According to a further aspect of the present invention, there is provided a method for distributing steam and producing hydrocarbon fluids from a horizontal well in a reservoir, comprising the steps of: injecting steam into a horizontal injection well comprising a base pipe having a plurality of orifices in the wall thereof; a plurality of second pipe sections disposed around the base pipe, and means for spacing each second pipe section from the base pipe to form an annulus between the base pipe and each second pipe section; each second pipe section having distribution means for distributing steam, each second pipe section disposed around the base pipe such that at least a portion of the distribution means is disposed over the orifices, such that steam flowing outwardly from the orifices is deflected by the distribution means of each second pipe section into the reservoir such that hydrocarbon fluids in the reservoir become mobile; and producing mobile hydrocarbon fluids by pumping from a production well.

FIG. 1 is a side elevation view of the system of the present invention.

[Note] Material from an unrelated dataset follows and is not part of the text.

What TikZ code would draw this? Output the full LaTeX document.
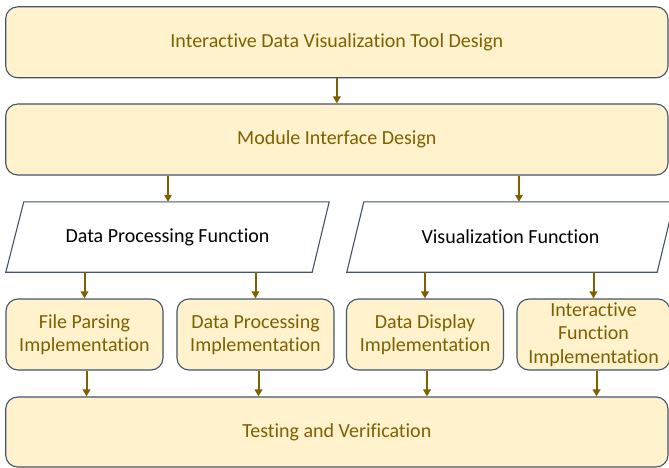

FIG. 2 is a cross-sectional view of the system of FIG. 1 along the line 2--2 in FIG. 1.

FIG. 3 is a cross-sectional view of the system of FIG. 1 along the line 3--3 in FIG. 1.

The present invention is a method and system for thermal stimulation and hydrocarbon production in a horizontal well, using the same well casing for both the thermal stimulation and hydrocarbon production phases.

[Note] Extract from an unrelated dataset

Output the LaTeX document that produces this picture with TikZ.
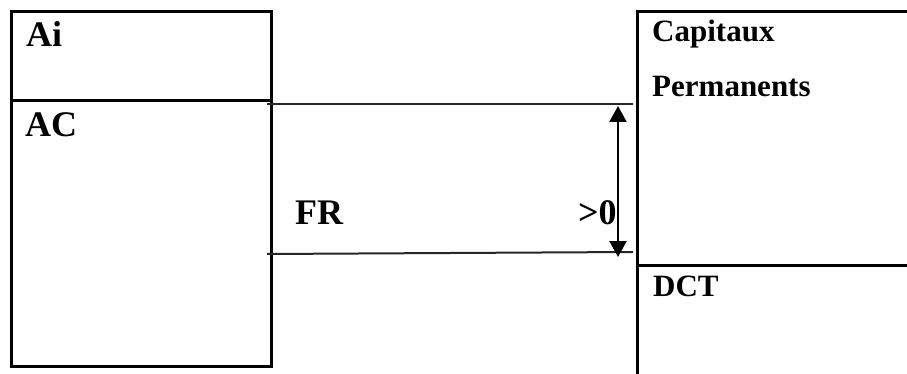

The present invention is particularly suited to CSS, SF and SAGD processes for the control of steam distribution during a steam injection phase, and the control of influx of particulate matter during the production phase. It will be understood that the well casing of the present invention may also be used for injection of other miscible or immiscible agents useful in hydrocarbon recovery.

The system of the present invention provides enhanced steam distribution and maximizes hydrocarbon production, even though the criteria for the two phases are in opposition. In conventional systems, the size and number of holes is large to reduce the pressure drop across the holes during the production phase. However, well casings used specifically for injection ideally have a reduced number of holes to increase the pressure drop of the steam through the holes.

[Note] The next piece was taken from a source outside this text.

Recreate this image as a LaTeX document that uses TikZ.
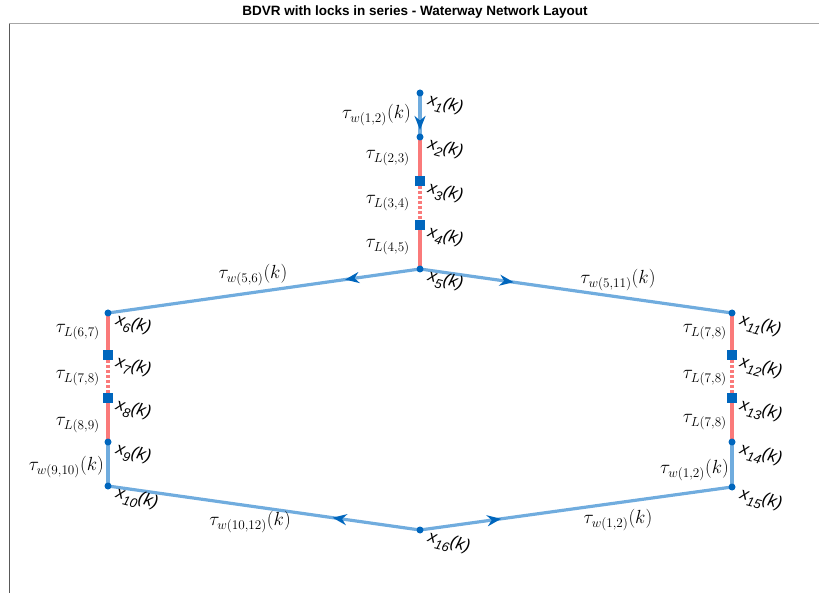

In accordance with the present invention, a common set of holes is used for both steam distribution and hydrocarbon production phases. Accordingly, a well of the present invention can be used for both thermal stimulation and/or hydrocarbon production phases.

Referring now to FIG. 1, the system of the present invention has a base pipe 12 with an orifice 14 in the pipe wall. A second pipe 16 is disposed over a section of the base pipe 12 having the orifice 14. The second pipe 16 has a collar 18 and sections of wire-wrap screen 22 connected to either side of the collar 18 by connector rings 24. The second pipe 16 is disposed over the base pipe 12 such that the collar 18 is positioned over the orifice 14. The wire-wrap screen sections 22 are secured at the opposite end of the base pipe 12 by boss rings 26.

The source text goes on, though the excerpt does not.